As of July 2018, 34 states adopted a Medicaid Expansion program to bring new healthcare coverage options to low-income families. In response to this increase in Medicaid enrollment - and the correlated increase in costs that comes with it - states have continued to express interest in contracting with managed care organizations (MCOs) to help them deliver healthcare services to Medicaid beneficiaries.
Partnering with Providers on Clinical and Financial Health of Members
Arrangements between MCOs and states are increasingly risk-based, as MCOs control healthcare spending by trying to improve health plan performance, care quality, and overall outcomes. While the specific initiatives implemented by individual states under these contracts vary, the overall goals of MCOs are universal: Reduce unnecessary use of services and costs, focus on preventive care and early intervention, and provide quality care coordination and care management.
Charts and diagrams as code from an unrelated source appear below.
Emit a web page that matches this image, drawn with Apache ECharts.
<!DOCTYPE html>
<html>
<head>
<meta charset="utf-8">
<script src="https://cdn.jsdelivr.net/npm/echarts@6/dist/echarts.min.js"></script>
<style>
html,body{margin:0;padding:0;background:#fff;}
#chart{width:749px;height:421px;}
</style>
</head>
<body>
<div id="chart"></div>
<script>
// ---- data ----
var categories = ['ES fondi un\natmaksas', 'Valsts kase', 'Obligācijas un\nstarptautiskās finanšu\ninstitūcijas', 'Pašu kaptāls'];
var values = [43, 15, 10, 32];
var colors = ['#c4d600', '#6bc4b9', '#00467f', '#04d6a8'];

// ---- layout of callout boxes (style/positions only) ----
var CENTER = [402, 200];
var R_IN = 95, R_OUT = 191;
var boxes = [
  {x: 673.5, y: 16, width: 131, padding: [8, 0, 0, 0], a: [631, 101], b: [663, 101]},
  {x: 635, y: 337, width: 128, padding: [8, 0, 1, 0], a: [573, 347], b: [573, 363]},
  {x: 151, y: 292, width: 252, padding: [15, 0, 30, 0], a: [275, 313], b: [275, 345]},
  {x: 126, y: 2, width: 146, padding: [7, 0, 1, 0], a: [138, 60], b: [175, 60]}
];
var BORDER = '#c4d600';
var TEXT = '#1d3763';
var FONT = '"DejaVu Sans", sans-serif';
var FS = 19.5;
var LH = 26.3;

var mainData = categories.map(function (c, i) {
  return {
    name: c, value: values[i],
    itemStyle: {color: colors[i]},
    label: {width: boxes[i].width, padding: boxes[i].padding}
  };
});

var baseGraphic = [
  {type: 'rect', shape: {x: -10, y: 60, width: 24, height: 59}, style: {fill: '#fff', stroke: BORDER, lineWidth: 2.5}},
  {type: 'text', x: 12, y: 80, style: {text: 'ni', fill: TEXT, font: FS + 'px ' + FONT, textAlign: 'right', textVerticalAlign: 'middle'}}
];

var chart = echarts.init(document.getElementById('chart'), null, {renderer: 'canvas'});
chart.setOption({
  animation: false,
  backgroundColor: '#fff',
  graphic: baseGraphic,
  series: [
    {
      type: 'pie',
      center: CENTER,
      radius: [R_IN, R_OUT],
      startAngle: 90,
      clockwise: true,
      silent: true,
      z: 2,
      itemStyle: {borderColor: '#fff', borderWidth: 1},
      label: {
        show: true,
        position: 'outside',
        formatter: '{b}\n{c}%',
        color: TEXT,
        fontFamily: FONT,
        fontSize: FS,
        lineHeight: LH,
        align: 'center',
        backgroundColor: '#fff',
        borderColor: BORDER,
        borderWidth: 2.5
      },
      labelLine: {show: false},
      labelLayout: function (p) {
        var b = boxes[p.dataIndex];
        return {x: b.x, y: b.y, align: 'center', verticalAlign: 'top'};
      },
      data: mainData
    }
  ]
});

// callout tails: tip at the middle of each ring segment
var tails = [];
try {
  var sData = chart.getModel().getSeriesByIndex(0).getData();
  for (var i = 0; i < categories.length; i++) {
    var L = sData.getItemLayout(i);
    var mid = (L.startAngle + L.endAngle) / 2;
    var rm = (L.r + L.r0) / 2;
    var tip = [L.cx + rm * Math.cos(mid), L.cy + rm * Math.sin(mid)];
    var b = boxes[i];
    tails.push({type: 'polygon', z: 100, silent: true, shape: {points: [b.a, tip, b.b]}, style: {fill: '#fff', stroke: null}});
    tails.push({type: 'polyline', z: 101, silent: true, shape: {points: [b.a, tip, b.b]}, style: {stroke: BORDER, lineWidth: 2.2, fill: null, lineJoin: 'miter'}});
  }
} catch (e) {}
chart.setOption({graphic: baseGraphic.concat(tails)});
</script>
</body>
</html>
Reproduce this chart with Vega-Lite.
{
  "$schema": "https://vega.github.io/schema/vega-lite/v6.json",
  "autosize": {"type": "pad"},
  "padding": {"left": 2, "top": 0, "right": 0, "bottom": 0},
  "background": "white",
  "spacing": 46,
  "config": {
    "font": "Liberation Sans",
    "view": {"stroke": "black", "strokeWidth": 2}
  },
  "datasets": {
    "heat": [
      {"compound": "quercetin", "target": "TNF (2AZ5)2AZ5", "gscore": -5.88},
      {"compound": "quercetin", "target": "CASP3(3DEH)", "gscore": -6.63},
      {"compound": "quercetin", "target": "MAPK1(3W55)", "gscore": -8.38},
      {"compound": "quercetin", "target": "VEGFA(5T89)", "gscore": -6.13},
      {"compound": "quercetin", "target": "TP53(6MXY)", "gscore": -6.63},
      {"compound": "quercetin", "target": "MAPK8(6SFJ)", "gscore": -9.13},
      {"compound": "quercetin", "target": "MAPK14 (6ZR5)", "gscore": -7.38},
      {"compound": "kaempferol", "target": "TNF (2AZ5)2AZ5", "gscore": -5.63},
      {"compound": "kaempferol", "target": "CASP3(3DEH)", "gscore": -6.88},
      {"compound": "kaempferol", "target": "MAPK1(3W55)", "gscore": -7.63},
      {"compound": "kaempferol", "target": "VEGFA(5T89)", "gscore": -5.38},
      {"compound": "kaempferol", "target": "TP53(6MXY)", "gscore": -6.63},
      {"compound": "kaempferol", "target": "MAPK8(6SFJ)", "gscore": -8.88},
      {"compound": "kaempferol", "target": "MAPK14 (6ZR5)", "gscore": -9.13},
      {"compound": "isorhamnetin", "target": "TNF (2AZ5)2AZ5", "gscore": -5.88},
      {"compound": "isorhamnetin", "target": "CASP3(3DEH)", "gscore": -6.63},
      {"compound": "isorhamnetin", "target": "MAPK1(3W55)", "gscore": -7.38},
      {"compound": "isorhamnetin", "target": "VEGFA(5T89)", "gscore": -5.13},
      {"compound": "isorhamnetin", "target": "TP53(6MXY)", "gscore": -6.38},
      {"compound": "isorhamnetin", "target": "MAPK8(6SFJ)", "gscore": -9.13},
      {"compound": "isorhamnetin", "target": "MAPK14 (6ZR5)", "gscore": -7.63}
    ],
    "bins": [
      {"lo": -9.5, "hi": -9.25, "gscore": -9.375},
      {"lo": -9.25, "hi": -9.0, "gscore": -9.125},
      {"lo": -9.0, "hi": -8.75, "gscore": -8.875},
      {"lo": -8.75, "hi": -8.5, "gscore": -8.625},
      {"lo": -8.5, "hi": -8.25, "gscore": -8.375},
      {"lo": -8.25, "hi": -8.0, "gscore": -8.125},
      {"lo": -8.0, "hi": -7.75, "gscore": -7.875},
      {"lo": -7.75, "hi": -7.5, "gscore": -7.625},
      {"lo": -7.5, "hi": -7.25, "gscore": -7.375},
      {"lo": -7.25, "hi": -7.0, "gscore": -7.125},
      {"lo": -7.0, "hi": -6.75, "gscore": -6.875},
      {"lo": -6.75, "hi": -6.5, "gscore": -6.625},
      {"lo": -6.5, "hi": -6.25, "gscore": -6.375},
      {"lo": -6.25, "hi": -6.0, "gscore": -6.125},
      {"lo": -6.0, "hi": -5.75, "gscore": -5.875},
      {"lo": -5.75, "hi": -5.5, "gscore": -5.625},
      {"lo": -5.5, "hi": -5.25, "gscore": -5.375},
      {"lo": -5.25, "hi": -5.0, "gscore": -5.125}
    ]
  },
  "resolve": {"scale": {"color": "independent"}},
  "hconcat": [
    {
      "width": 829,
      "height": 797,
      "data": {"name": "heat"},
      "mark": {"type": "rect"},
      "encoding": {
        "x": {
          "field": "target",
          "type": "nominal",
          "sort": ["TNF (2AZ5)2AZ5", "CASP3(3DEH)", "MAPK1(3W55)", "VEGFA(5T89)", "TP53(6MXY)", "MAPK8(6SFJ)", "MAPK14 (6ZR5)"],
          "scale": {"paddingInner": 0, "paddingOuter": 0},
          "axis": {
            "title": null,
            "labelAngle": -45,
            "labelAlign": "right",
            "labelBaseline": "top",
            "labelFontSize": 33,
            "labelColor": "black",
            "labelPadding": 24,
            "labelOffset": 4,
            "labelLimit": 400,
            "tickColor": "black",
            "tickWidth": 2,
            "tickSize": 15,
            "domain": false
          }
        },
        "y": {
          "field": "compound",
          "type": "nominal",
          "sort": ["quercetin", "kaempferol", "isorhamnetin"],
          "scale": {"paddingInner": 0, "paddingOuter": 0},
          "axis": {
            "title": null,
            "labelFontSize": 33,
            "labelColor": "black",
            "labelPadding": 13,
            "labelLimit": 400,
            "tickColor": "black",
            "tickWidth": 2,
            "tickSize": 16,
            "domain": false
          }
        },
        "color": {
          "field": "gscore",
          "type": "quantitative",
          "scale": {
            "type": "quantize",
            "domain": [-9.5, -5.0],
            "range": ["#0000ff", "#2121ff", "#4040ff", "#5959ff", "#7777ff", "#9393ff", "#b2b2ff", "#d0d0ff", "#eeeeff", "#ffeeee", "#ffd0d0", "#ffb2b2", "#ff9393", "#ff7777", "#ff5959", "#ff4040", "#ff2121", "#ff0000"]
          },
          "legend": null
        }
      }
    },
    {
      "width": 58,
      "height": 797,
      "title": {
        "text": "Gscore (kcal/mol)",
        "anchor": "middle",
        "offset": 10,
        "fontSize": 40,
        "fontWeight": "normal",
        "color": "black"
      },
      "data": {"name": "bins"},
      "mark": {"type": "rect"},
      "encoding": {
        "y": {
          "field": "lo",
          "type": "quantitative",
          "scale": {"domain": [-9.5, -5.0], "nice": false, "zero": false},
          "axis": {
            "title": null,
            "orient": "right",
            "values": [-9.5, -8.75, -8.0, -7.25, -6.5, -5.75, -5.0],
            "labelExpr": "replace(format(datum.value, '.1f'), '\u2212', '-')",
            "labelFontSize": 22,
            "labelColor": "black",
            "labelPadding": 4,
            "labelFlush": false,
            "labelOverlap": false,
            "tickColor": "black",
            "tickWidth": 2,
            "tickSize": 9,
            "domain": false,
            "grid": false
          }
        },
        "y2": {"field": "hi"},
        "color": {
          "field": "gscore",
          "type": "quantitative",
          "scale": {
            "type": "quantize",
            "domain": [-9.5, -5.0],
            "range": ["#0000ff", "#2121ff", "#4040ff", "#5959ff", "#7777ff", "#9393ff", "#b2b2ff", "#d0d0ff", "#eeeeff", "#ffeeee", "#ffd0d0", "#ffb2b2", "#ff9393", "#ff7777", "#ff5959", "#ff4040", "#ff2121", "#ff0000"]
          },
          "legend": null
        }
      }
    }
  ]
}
The push toward value-based care has amplified the need to achieve these goals, with MCOs looking to better understand the patient holistically: clinical, behavioral, social, and financial factors can all inform health and care. Traditionally, MCOs have worked solely with claims information, or the billable interactions between insured patients and a healthcare delivery system, to aid their strategies. Now, MCOs must expand their view, and overall understanding, of the patient by taking advantage of the clinical information residing in the patient health record.